* _Material for the task_
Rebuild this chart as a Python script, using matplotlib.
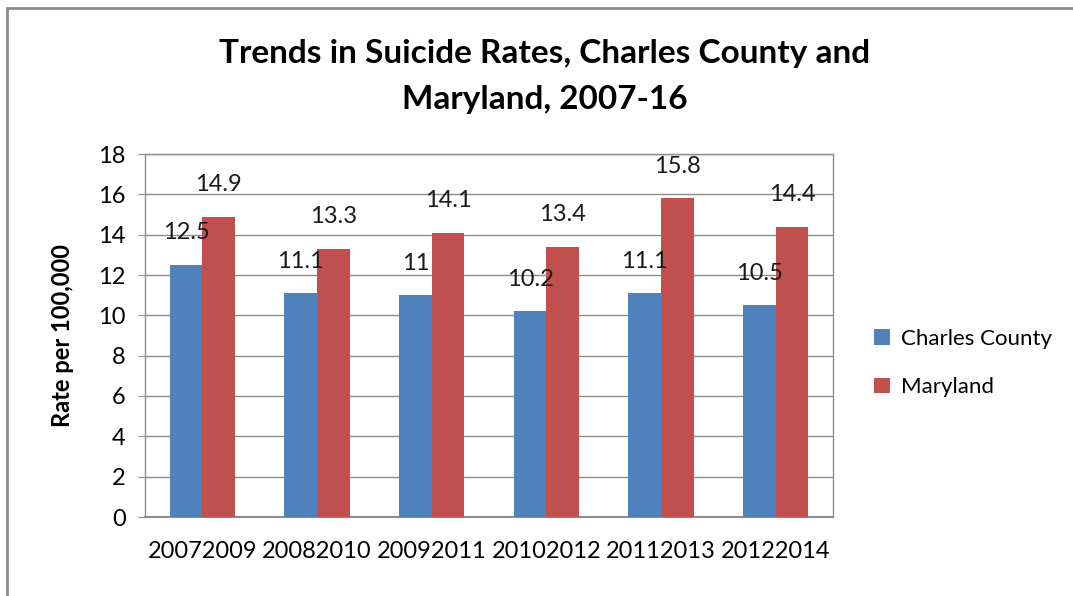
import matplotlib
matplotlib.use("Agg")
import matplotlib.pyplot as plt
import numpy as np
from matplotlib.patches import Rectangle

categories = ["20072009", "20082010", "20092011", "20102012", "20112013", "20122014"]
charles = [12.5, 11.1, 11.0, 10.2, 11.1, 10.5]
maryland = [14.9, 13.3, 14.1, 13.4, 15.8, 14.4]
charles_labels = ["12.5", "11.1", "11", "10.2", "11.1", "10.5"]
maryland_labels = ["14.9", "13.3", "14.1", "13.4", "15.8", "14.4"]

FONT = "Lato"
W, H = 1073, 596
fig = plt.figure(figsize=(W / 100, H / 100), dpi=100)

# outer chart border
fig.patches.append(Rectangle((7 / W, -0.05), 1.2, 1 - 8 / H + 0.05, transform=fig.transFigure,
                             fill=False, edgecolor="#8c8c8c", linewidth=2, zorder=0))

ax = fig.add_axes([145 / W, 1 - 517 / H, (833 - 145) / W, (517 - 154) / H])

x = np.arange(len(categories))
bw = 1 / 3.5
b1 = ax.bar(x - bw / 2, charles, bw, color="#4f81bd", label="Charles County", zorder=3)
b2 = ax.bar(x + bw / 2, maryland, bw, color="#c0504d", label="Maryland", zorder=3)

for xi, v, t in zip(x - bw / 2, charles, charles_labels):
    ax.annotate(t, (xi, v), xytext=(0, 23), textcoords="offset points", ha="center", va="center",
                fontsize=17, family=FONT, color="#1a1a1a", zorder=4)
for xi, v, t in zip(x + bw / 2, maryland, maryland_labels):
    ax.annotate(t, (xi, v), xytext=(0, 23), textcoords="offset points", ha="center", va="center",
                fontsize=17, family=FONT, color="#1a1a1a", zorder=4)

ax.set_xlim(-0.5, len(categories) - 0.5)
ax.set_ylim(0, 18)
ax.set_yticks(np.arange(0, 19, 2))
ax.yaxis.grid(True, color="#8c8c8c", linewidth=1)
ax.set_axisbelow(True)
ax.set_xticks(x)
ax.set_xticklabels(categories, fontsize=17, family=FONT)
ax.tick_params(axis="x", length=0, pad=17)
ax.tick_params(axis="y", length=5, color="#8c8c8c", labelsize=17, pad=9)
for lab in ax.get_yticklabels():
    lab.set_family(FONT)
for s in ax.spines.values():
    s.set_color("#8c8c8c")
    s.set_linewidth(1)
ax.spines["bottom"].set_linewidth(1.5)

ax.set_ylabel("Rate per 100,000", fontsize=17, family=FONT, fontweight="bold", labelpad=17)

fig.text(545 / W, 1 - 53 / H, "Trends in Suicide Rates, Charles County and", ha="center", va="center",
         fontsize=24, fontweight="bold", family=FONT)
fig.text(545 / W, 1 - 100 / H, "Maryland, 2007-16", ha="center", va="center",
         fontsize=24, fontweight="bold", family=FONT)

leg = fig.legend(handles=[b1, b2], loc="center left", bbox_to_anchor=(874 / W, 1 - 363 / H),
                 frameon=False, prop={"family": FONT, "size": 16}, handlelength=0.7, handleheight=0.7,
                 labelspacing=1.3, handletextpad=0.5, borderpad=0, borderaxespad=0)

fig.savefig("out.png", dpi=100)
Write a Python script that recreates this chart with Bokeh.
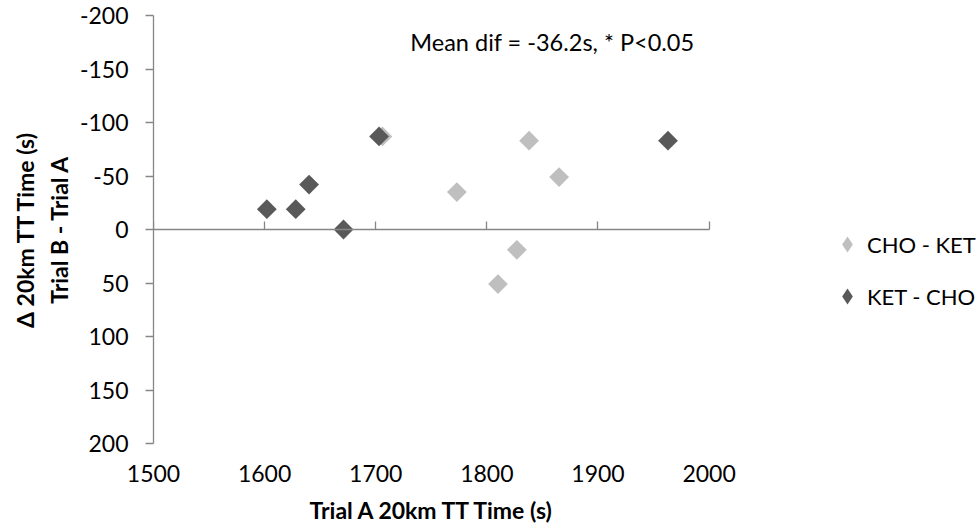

* _Aim_
Starting at the top of the listing above, reproduce each line up to and including the one with "b2 = ax.bar(x"; omit the pictures.

* _Solution for this problem_
Rebuild this chart as a Python script, using matplotlib.
import matplotlib
matplotlib.use("Agg")
import matplotlib.pyplot as plt
import numpy as np
from matplotlib.patches import Rectangle

categories = ["20072009", "20082010", "20092011", "20102012", "20112013", "20122014"]
charles = [12.5, 11.1, 11.0, 10.2, 11.1, 10.5]
maryland = [14.9, 13.3, 14.1, 13.4, 15.8, 14.4]
charles_labels = ["12.5", "11.1", "11", "10.2", "11.1", "10.5"]
maryland_labels = ["14.9", "13.3", "14.1", "13.4", "15.8", "14.4"]

FONT = "Lato"
W, H = 1073, 596
fig = plt.figure(figsize=(W / 100, H / 100), dpi=100)

# outer chart border
fig.patches.append(Rectangle((7 / W, -0.05), 1.2, 1 - 8 / H + 0.05, transform=fig.transFigure,
                             fill=False, edgecolor="#8c8c8c", linewidth=2, zorder=0))

ax = fig.add_axes([145 / W, 1 - 517 / H, (833 - 145) / W, (517 - 154) / H])

x = np.arange(len(categories))
bw = 1 / 3.5
b1 = ax.bar(x - bw / 2, charles, bw, color="#4f81bd", label="Charles County", zorder=3)
b2 = ax.bar(x + bw / 2, maryland, bw, color="#c0504d", label="Maryland", zorder=3)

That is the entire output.